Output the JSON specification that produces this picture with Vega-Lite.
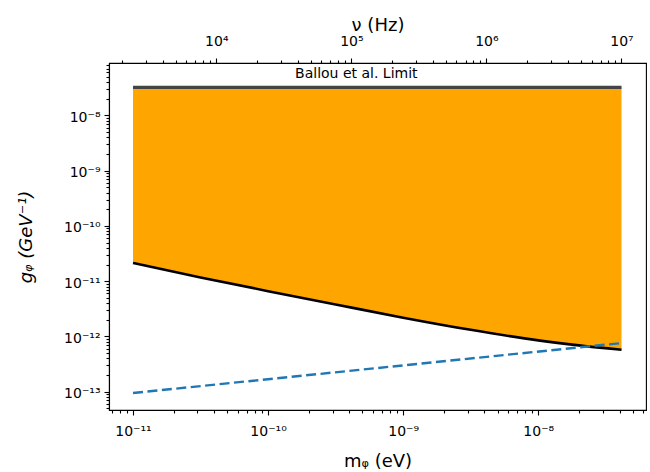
{
  "$schema": "https://vega.github.io/schema/vega-lite/v6.json",
  "autosize": {"type": "none"},
  "width": 537,
  "height": 347,
  "padding": {"left": 109, "top": 63, "right": 4, "bottom": 62},
  "background": "white",
  "config": {
    "font": "DejaVu Sans",
    "view": {"stroke": "black", "strokeWidth": 1.1},
    "axis": {
      "grid": false,
      "domainColor": "black",
      "domainWidth": 1.1,
      "tickColor": "black",
      "tickWidth": 1.1,
      "labelColor": "black",
      "labelFontSize": 14,
      "labelFont": "DejaVu Sans",
      "titleColor": "black",
      "titleFont": "DejaVu Sans",
      "titleFontWeight": "normal",
      "titleFontSize": 18,
      "labelOverlap": false,
      "labelFlush": false,
      "labelPadding": 4
    }
  },
  "datasets": {
    "sensitivity": [
      {"m": 1e-11, "g": 2.14e-11},
      {"m": 3.16e-11, "g": 1.17e-11},
      {"m": 1e-10, "g": 6.6e-12},
      {"m": 3.16e-10, "g": 3.8e-12},
      {"m": 1e-9, "g": 2.19e-12},
      {"m": 3.16e-9, "g": 1.32e-12},
      {"m": 1e-8, "g": 8.5e-13},
      {"m": 2e-8, "g": 6.9e-13},
      {"m": 4.136e-8, "g": 5.75e-13}
    ],
    "dashed": [
      {"m": 1e-11, "g": 9.5e-14},
      {"m": 4.136e-8, "g": 7.6e-13}
    ],
    "ballou": [
      {"m": 1e-11, "g": 3.2e-8},
      {"m": 4.136e-8, "g": 3.2e-8}
    ],
    "label": [
      {"m": 4.5e-10, "g": 5.5e-8, "text": "Ballou et al. Limit"}
    ],
    "freq": [
      {"nu": 2418},
      {"nu": 1e7}
    ]
  },
  "layer": [
    {
      "encoding": {
        "x": {
          "field": "m",
          "type": "quantitative",
          "scale": {"type": "log", "domain": [6.64e-12, 6.28e-8], "nice": false, "zero": false},
          "axis": {
            "orient": "bottom",
            "title": "mᵩ (eV)",
            "labelPadding": 9,
            "titlePadding": 14,
            "values": [7e-12, 8e-12, 9e-12, 1e-11, 2e-11, 3e-11, 4e-11, 5e-11, 6e-11, 7e-11, 8e-11, 9e-11, 1e-10, 2e-10, 3e-10, 4e-10, 5e-10, 6e-10, 7e-10, 8e-10, 9e-10, 1e-9, 2e-9, 3e-9, 4e-9, 5e-9, 6e-9, 7e-9, 8e-9, 9e-9, 1e-8, 2e-8, 3e-8, 4e-8, 5e-8, 6e-8],
            "tickSize": {"condition": {"test": "abs(log(datum.value)/LN10 - round(log(datum.value)/LN10)) < 0.001", "value": 5}, "value": 3},
            "labelExpr": "abs(log(datum.value)/LN10 - round(log(datum.value)/LN10)) < 0.001 ? (datum.value < 5e-11 ? '10⁻¹¹' : datum.value < 5e-10 ? '10⁻¹⁰' : datum.value < 5e-9 ? '10⁻⁹' : '10⁻⁸') : ''"
          }
        },
        "y": {
          "field": "g",
          "type": "quantitative",
          "scale": {"type": "log", "domain": [4.68e-14, 8.83e-8], "nice": false, "zero": false},
          "axis": {
            "orient": "left",
            "title": "gᵩ (GeV⁻¹)",
            "titleFontStyle": "italic",
            "titlePadding": 28,
            "labelOffset": 2,
            "values": [5e-14, 6e-14, 7e-14, 8e-14, 9e-14, 1e-13, 2e-13, 3e-13, 4e-13, 5e-13, 6e-13, 7e-13, 8e-13, 9e-13, 1e-12, 2e-12, 3e-12, 4e-12, 5e-12, 6e-12, 7e-12, 8e-12, 9e-12, 1e-11, 2e-11, 3e-11, 4e-11, 5e-11, 6e-11, 7e-11, 8e-11, 9e-11, 1e-10, 2e-10, 3e-10, 4e-10, 5e-10, 6e-10, 7e-10, 8e-10, 9e-10, 1e-9, 2e-9, 3e-9, 4e-9, 5e-9, 6e-9, 7e-9, 8e-9, 9e-9, 1e-8, 2e-8, 3e-8, 4e-8, 5e-8, 6e-8, 7e-8, 8e-8],
            "tickSize": {"condition": {"test": "abs(log(datum.value)/LN10 - round(log(datum.value)/LN10)) < 0.001", "value": 5}, "value": 3},
            "labelExpr": "abs(log(datum.value)/LN10 - round(log(datum.value)/LN10)) < 0.001 ? (datum.value > 5e-9 ? '10⁻⁸' : datum.value > 5e-10 ? '10⁻⁹' : datum.value > 5e-11 ? '10⁻¹⁰' : datum.value > 5e-12 ? '10⁻¹¹' : datum.value > 5e-13 ? '10⁻¹²' : '10⁻¹³') : ''"
          }
        }
      },
      "layer": [
        {
          "data": {"name": "sensitivity"},
          "mark": {"type": "area", "color": "#FFA500", "opacity": 1},
          "encoding": {"y2": {"datum": 3.2e-8}}
        },
        {
          "data": {"name": "sensitivity"},
          "mark": {"type": "line", "color": "black", "strokeWidth": 2.6, "interpolate": "monotone"},
          "encoding": {}
        },
        {
          "data": {"name": "dashed"},
          "mark": {"type": "line", "color": "#1f77b4", "strokeWidth": 2.4, "strokeDash": [10, 4.5]},
          "encoding": {}
        },
        {
          "data": {"name": "ballou"},
          "mark": {"type": "line", "color": "#444444", "strokeWidth": 3.2},
          "encoding": {}
        },
        {
          "data": {"name": "label"},
          "mark": {"type": "text", "fontSize": 14, "color": "black", "baseline": "middle", "align": "center", "font": "DejaVu Sans"},
          "encoding": {"text": {"field": "text"}}
        }
      ]
    },
    {
      "data": {"name": "freq"},
      "mark": {"type": "point", "opacity": 0},
      "encoding": {
        "x": {
          "field": "nu",
          "type": "quantitative",
          "scale": {"type": "log", "domain": [1605, 1.519e7], "nice": false, "zero": false},
          "axis": {
            "orient": "top",
            "title": "ν (Hz)",
            "labelPadding": 10,
            "titlePadding": 0,
            "values": [2000, 3000, 4000, 5000, 6000, 7000, 8000, 9000, 10000, 20000, 30000, 40000, 50000, 60000, 70000, 80000, 90000, 100000, 200000, 300000, 400000, 500000, 600000, 700000, 800000, 900000, 1000000, 2000000, 3000000, 4000000, 5000000, 6000000, 7000000, 8000000, 9000000, 10000000],
            "tickSize": {"condition": {"test": "abs(log(datum.value)/LN10 - round(log(datum.value)/LN10)) < 0.001", "value": 5}, "value": 3},
            "labelExpr": "abs(log(datum.value)/LN10 - round(log(datum.value)/LN10)) < 0.001 ? (datum.value < 5e4 ? '10⁴' : datum.value < 5e5 ? '10⁵' : datum.value < 5e6 ? '10⁶' : '10⁷') : ''"
          }
        }
      }
    }
  ],
  "resolve": {"scale": {"x": "independent"}, "axis": {"x": "independent"}}
}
--------------------
§ WHAT YOU SHOULD DO
All of the lines above should be retyped precisely, apart from the pictures.

§ THE RESPONSE
Output the JSON specification that produces this picture with Vega-Lite.
{
  "$schema": "https://vega.github.io/schema/vega-lite/v6.json",
  "autosize": {"type": "none"},
  "width": 537,
  "height": 347,
  "padding": {"left": 109, "top": 63, "right": 4, "bottom": 62},
  "background": "white",
  "config": {
    "font": "DejaVu Sans",
    "view": {"stroke": "black", "strokeWidth": 1.1},
    "axis": {
      "grid": false,
      "domainColor": "black",
      "domainWidth": 1.1,
      "tickColor": "black",
      "tickWidth": 1.1,
      "labelColor": "black",
      "labelFontSize": 14,
      "labelFont": "DejaVu Sans",
      "titleColor": "black",
      "titleFont": "DejaVu Sans",
      "titleFontWeight": "normal",
      "titleFontSize": 18,
      "labelOverlap": false,
      "labelFlush": false,
      "labelPadding": 4
    }
  },
  "datasets": {
    "sensitivity": [
      {"m": 1e-11, "g": 2.14e-11},
      {"m": 3.16e-11, "g": 1.17e-11},
      {"m": 1e-10, "g": 6.6e-12},
      {"m": 3.16e-10, "g": 3.8e-12},
      {"m": 1e-9, "g": 2.19e-12},
      {"m": 3.16e-9, "g": 1.32e-12},
      {"m": 1e-8, "g": 8.5e-13},
      {"m": 2e-8, "g": 6.9e-13},
      {"m": 4.136e-8, "g": 5.75e-13}
    ],
    "dashed": [
      {"m": 1e-11, "g": 9.5e-14},
      {"m": 4.136e-8, "g": 7.6e-13}
    ],
    "ballou": [
      {"m": 1e-11, "g": 3.2e-8},
      {"m": 4.136e-8, "g": 3.2e-8}
    ],
    "label": [
      {"m": 4.5e-10, "g": 5.5e-8, "text": "Ballou et al. Limit"}
    ],
    "freq": [
      {"nu": 2418},
      {"nu": 1e7}
    ]
  },
  "layer": [
    {
      "encoding": {
        "x": {
          "field": "m",
          "type": "quantitative",
          "scale": {"type": "log", "domain": [6.64e-12, 6.28e-8], "nice": false, "zero": false},
          "axis": {
            "orient": "bottom",
            "title": "mᵩ (eV)",
            "labelPadding": 9,
            "titlePadding": 14,
            "values": [7e-12, 8e-12, 9e-12, 1e-11, 2e-11, 3e-11, 4e-11, 5e-11, 6e-11, 7e-11, 8e-11, 9e-11, 1e-10, 2e-10, 3e-10, 4e-10, 5e-10, 6e-10, 7e-10, 8e-10, 9e-10, 1e-9, 2e-9, 3e-9, 4e-9, 5e-9, 6e-9, 7e-9, 8e-9, 9e-9, 1e-8, 2e-8, 3e-8, 4e-8, 5e-8, 6e-8],
            "tickSize": {"condition": {"test": "abs(log(datum.value)/LN10 - round(log(datum.value)/LN10)) < 0.001", "value": 5}, "value": 3},
            "labelExpr": "abs(log(datum.value)/LN10 - round(log(datum.value)/LN10)) < 0.001 ? (datum.value < 5e-11 ? '10⁻¹¹' : datum.value < 5e-10 ? '10⁻¹⁰' : datum.value < 5e-9 ? '10⁻⁹' : '10⁻⁸') : ''"
          }
        },
        "y": {
          "field": "g",
          "type": "quantitative",
          "scale": {"type": "log", "domain": [4.68e-14, 8.83e-8], "nice": false, "zero": false},
          "axis": {
            "orient": "left",
            "title": "gᵩ (GeV⁻¹)",
            "titleFontStyle": "italic",
            "titlePadding": 28,
            "labelOffset": 2,
            "values": [5e-14, 6e-14, 7e-14, 8e-14, 9e-14, 1e-13, 2e-13, 3e-13, 4e-13, 5e-13, 6e-13, 7e-13, 8e-13, 9e-13, 1e-12, 2e-12, 3e-12, 4e-12, 5e-12, 6e-12, 7e-12, 8e-12, 9e-12, 1e-11, 2e-11, 3e-11, 4e-11, 5e-11, 6e-11, 7e-11, 8e-11, 9e-11, 1e-10, 2e-10, 3e-10, 4e-10, 5e-10, 6e-10, 7e-10, 8e-10, 9e-10, 1e-9, 2e-9, 3e-9, 4e-9, 5e-9, 6e-9, 7e-9, 8e-9, 9e-9, 1e-8, 2e-8, 3e-8, 4e-8, 5e-8, 6e-8, 7e-8, 8e-8],
            "tickSize": {"condition": {"test": "abs(log(datum.value)/LN10 - round(log(datum.value)/LN10)) < 0.001", "value": 5}, "value": 3},
            "labelExpr": "abs(log(datum.value)/LN10 - round(log(datum.value)/LN10)) < 0.001 ? (datum.value > 5e-9 ? '10⁻⁸' : datum.value > 5e-10 ? '10⁻⁹' : datum.value > 5e-11 ? '10⁻¹⁰' : datum.value > 5e-12 ? '10⁻¹¹' : datum.value > 5e-13 ? '10⁻¹²' : '10⁻¹³') : ''"
          }
        }
      },
      "layer": [
        {
          "data": {"name": "sensitivity"},
          "mark": {"type": "area", "color": "#FFA500", "opacity": 1},
          "encoding": {"y2": {"datum": 3.2e-8}}
        },
        {
          "data": {"name": "sensitivity"},
          "mark": {"type": "line", "color": "black", "strokeWidth": 2.6, "interpolate": "monotone"},
          "encoding": {}
        },
        {
          "data": {"name": "dashed"},
          "mark": {"type": "line", "color": "#1f77b4", "strokeWidth": 2.4, "strokeDash": [10, 4.5]},
          "encoding": {}
        },
        {
          "data": {"name": "ballou"},
          "mark": {"type": "line", "color": "#444444", "strokeWidth": 3.2},
          "encoding": {}
        },
        {
          "data": {"name": "label"},
          "mark": {"type": "text", "fontSize": 14, "color": "black", "baseline": "middle", "align": "center", "font": "DejaVu Sans"},
          "encoding": {"text": {"field": "text"}}
        }
      ]
    },
    {
      "data": {"name": "freq"},
      "mark": {"type": "point", "opacity": 0},
      "encoding": {
        "x": {
          "field": "nu",
          "type": "quantitative",
          "scale": {"type": "log", "domain": [1605, 1.519e7], "nice": false, "zero": false},
          "axis": {
            "orient": "top",
            "title": "ν (Hz)",
            "labelPadding": 10,
            "titlePadding": 0,
            "values": [2000, 3000, 4000, 5000, 6000, 7000, 8000, 9000, 10000, 20000, 30000, 40000, 50000, 60000, 70000, 80000, 90000, 100000, 200000, 300000, 400000, 500000, 600000, 700000, 800000, 900000, 1000000, 2000000, 3000000, 4000000, 5000000, 6000000, 7000000, 8000000, 9000000, 10000000],
            "tickSize": {"condition": {"test": "abs(log(datum.value)/LN10 - round(log(datum.value)/LN10)) < 0.001", "value": 5}, "value": 3},
            "labelExpr": "abs(log(datum.value)/LN10 - round(log(datum.value)/LN10)) < 0.001 ? (datum.value < 5e4 ? '10⁴' : datum.value < 5e5 ? '10⁵' : datum.value < 5e6 ? '10⁶' : '10⁷') : ''"
          }
        }
      }
    }
  ],
  "resolve": {"scale": {"x": "independent"}, "axis": {"x": "independent"}}
}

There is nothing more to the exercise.